Searching for the remains of a plane shot down during the Second World War, researchers from the Thy Museum found in a field in the Danish town of Kallerup, northwest of Jutland, a two-sided bronze statuette with a helmet and horns, as well as a ritual axe.
Both pieces date from the Nordic Bronze Age, around 1000 BC. The helmet on the statuette is very similar in shape to the two ceremonial helmets found in 1942 at Veksø, a type of horned helmet that has also been found in petroglyphs in Sweden and the Iberian Peninsula, as well as on bronze figurines from the Nuragic culture of Sardinia, which emerged around 1700 BC
The figure, with two faces, is the upper part that should have been inserted into a ceremonial rod or cane.

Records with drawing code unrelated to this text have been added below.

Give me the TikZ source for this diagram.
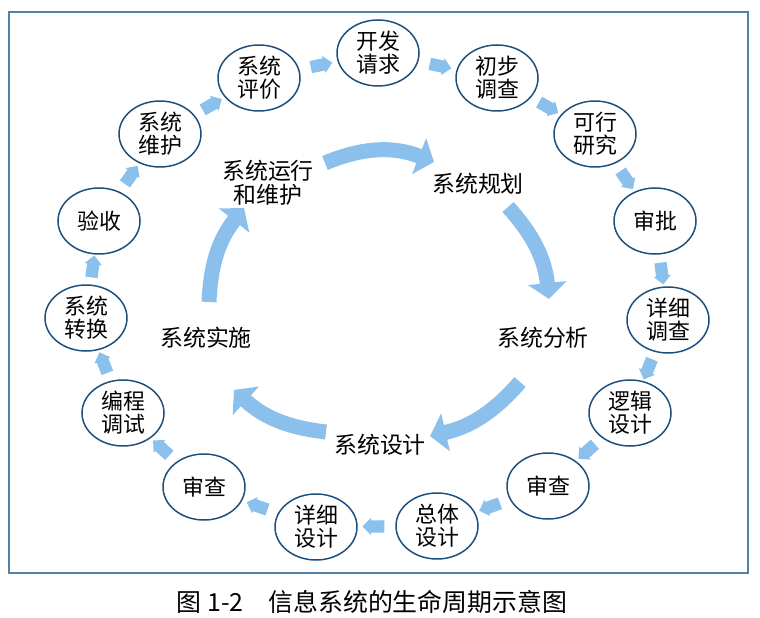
\documentclass[tikz,border=0pt]{standalone}
\usepackage{fontspec}
\newfontfamily\cjk{Noto Sans CJK SC}
\usetikzlibrary{shapes.geometric,shapes.arrows,arrows.meta}
\definecolor{ringblue}{RGB}{30,80,125}
\definecolor{arrowblue}{RGB}{140,192,236}
\definecolor{framecol}{RGB}{80,130,170}
\tikzset{
  stage/.style={ellipse, draw=ringblue, line width=1.5bp, minimum width=82bp,
    minimum height=66bp, inner sep=0pt, align=center,
    font=\cjk\fontsize{22}{23}\selectfont},
  phase/.style={align=center, inner sep=1bp, font=\cjk\fontsize{23}{24}\selectfont},
  flow/.style={single arrow, fill=arrowblue, draw=none, minimum height=22bp,
    inner sep=6bp, single arrow head extend=2.5bp, sloped, allow upside down},
  bigflow/.style={draw=arrowblue, line width=15bp,
    -{Triangle[width=38bp,length=16bp]}},
}
\begin{document}
\begin{tikzpicture}[x=1bp,y=-1bp]
\useasboundingbox (0,0) rectangle (760,618);
\draw[framecol, line width=2bp] (9,12) rectangle (748,573);

% outer cycle
\node[stage] (kaifa)  at (378,53)  {开发\\请求};
\node[stage] (chubu)  at (497,78)  {初步\\调查};
\node[stage] (kexing) at (595,134) {可行\\研究};
\node[stage] (shenpi) at (655,221) {审批};
\node[stage] (xxdc)   at (668,320) {详细\\调查};
\node[stage] (luoji)  at (630,413) {逻辑\\设计};
\node[stage] (shenR)  at (548,486) {审查};
\node[stage] (zongti) at (437,526) {总体\\设计};
\node[stage] (xxsj)   at (316,527) {详细\\设计};
\node[stage] (shenL)  at (204,487) {审查};
\node[stage] (biancheng) at (123,413) {编程\\调试};
\node[stage] (zhuanhuan) at (86,318) {系统\\转换};
\node[stage] (yanshou) at (99,221) {验收};
\node[stage] (weihu)  at (160,134) {系统\\维护};
\node[stage] (pingjia) at (259,78) {系统\\评价};

\foreach \a/\b in {pingjia/kaifa, kaifa/chubu, chubu/kexing, kexing/shenpi,
  shenpi/xxdc, xxdc/luoji, luoji/shenR, shenR/zongti, zongti/xxsj, xxsj/shenL,
  shenL/biancheng, biancheng/zhuanhuan, zhuanhuan/yanshou, yanshou/weihu, weihu/pingjia}
  \path (\a) -- node[flow] {} (\b);

% inner cycle
\node[phase] (yunxing) at (268,183) {系统运行\\和维护};
\node[phase] (guihua)  at (478,184) {系统规划};
\node[phase] (fenxi)   at (543,338) {系统分析};
\node[phase] (sheji)   at (380,445) {系统设计};
\node[phase] (shishi)  at (206,338) {系统实施};

\coordinate (a1s) at (325,163); \coordinate (a1e) at (434,162);
\coordinate (a2s) at (508,207); \coordinate (a2e) at (549,299);
\coordinate (a3s) at (520,382); \coordinate (a3e) at (430,436);
\coordinate (a4s) at (326,432); \coordinate (a4e) at (234,390);
\coordinate (a5s) at (209,302); \coordinate (a5e) at (244,208);
\draw[bigflow] (a1s) to[bend left=22] (a1e);
\draw[bigflow] (a2s) to[bend left=18] (a2e);
\draw[bigflow] (a3s) to[bend left=18] (a3e);
\draw[bigflow] (a4s) to[bend left=18] (a4e);
\draw[bigflow] (a5s) to[bend left=18] (a5e);

\node[font=\cjk\fontsize{25}{27}\selectfont, inner sep=0pt] (caption) at (372,602)
  {图 1-2\quad 信息系统的生命周期示意图};
\end{tikzpicture}
\end{document}
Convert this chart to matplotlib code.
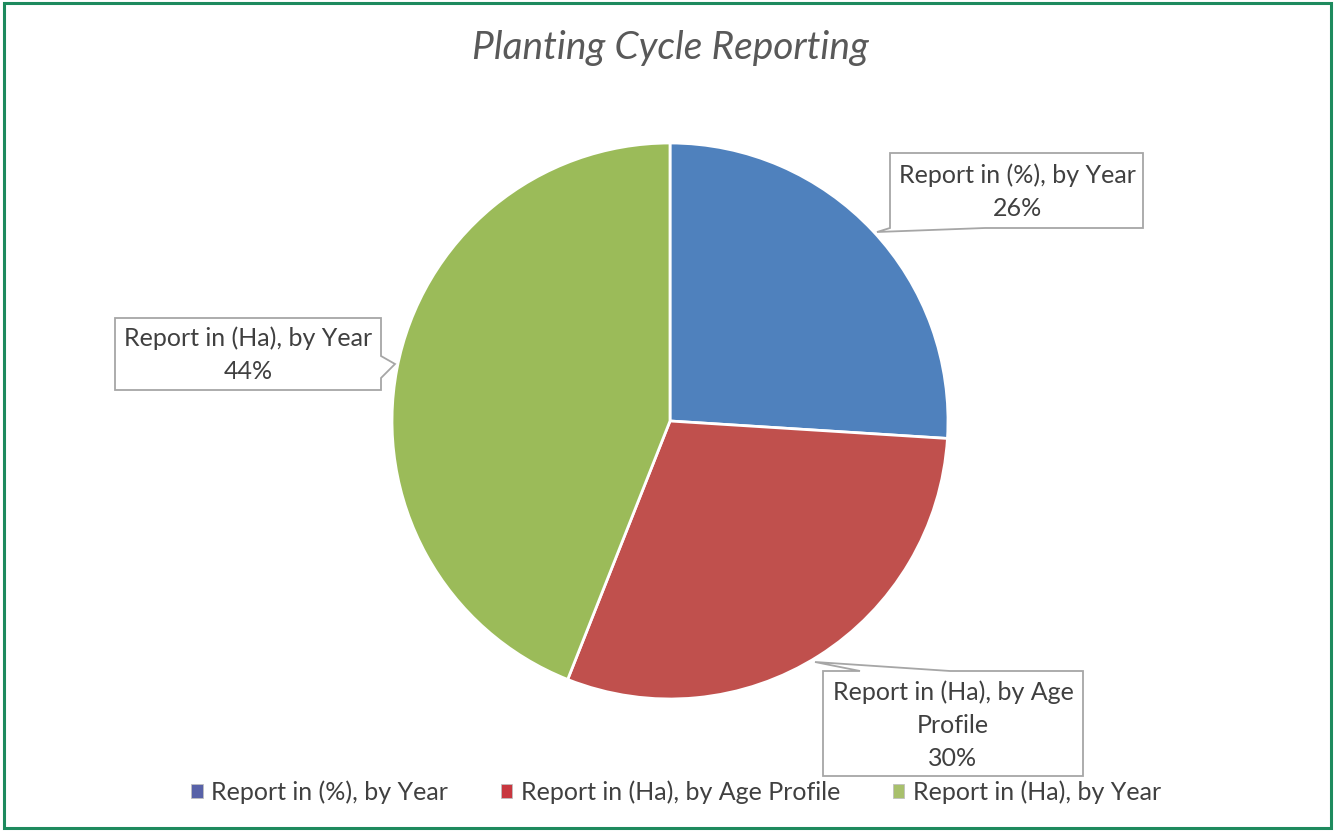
import matplotlib
matplotlib.use("Agg")
import matplotlib.pyplot as plt
from matplotlib.patches import Patch, Rectangle, Polygon

# Data
categories = ["Report in (%), by Year", "Report in (Ha), by Age Profile", "Report in (Ha), by Year"]
shares = [26, 30, 44]
box_labels = ["Report in (%), by Year\n26%", "Report in (Ha), by Age\nProfile\n30%", "Report in (Ha), by Year\n44%"]
colors = ["#4f81bd", "#c0504d", "#9bbb59"]
legend_colors = ["#5862a8", "#c8373f", "#a8c06c"]

FONT = "Lato"
TEXT = "#404040"

W, H = 1335, 831
fig = plt.figure(figsize=(W / 100, H / 100), dpi=100)
ax = fig.add_axes([0, 0, 1, 1])

# Outer frame
fig.patches.append(Rectangle((0.003, 0.004), 0.994, 0.992, transform=fig.transFigure,
                             fill=False, edgecolor="#1e8a5e", linewidth=2.2))

cx, cy, r = 670, 410, 278
ax.pie(shares, colors=colors, startangle=90, counterclock=False,
       center=(cx, cy), radius=r, frame=True,
       wedgeprops=dict(edgecolor="white", linewidth=2))
ax.set_xlim(0, W)
ax.set_ylim(0, H)
ax.set_aspect("equal")
ax.axis("off")

# Callout outlines (pixel coords measured from the top edge)
callouts = [
    [(890, 153), (1143, 153), (1143, 228), (985, 228), (877, 232), (890, 228)],
    [(823, 671), (860, 671), (815, 662), (950, 671), (1083, 671), (1083, 776), (823, 776)],
    [(115, 318), (381, 318), (381, 356), (395, 364), (381, 378), (381, 390), (115, 390)],
]
text_centers = [(1017, 192), (953, 725), (248, 355)]

for pts, (tx, ty), text in zip(callouts, text_centers, box_labels):
    ax.add_patch(Polygon([(x, H - y) for x, y in pts], closed=True, facecolor="white",
                         edgecolor="#a6a6a6", linewidth=1.3, joinstyle="miter", zorder=5))
    ax.text(tx, H - ty, text, ha="center", va="center", fontsize=18, color=TEXT,
            family=FONT, linespacing=1.52, zorder=7)

ax.text(670, H - 48, "Planting Cycle Reporting", ha="center", va="center",
        fontsize=28, style="italic", color="#595959", family=FONT)

handles = [Patch(facecolor=c, edgecolor="#bfbfbf", linewidth=0.6) for c in legend_colors]
ax.legend(handles, categories, loc="center", bbox_to_anchor=(676 / W, 1 - 792 / H),
          bbox_transform=fig.transFigure, ncol=3, frameon=False,
          prop=dict(family=FONT, size=18), labelcolor=TEXT,
          handlelength=0.45, handleheight=0.45, handletextpad=0.35, columnspacing=2.1,
          borderpad=0, borderaxespad=0)

fig.savefig("out.png", dpi=100, facecolor="white")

The axe, which has an approximate diameter of 30 centimeters, is certainly special, since it has a shape not found until now in other finds, whose closest parallel would be in those represented in the petroglyphs of the burial of the Tumba del Rey in Kivik, Sweden.
Both the helmet and the ax often appear together, so archaeologists believe they may be a possible representation of a deity.
According to the experts at the Thy Museum, it is an extremely rare find that will contribute to the understanding of the cosmology of the Nordic Bronze Age. Archaeologist Marie Posselt even claims that it is one of the most important discoveries of the last century in Denmark.
At the moment both pieces will be subjected to computerized tomography and other analyzes once they are completely extracted. They hope to find traces of organic material inside the bronze.
The archaeologists do not rule out that more similar specimens appear in the place, since the excavations continue.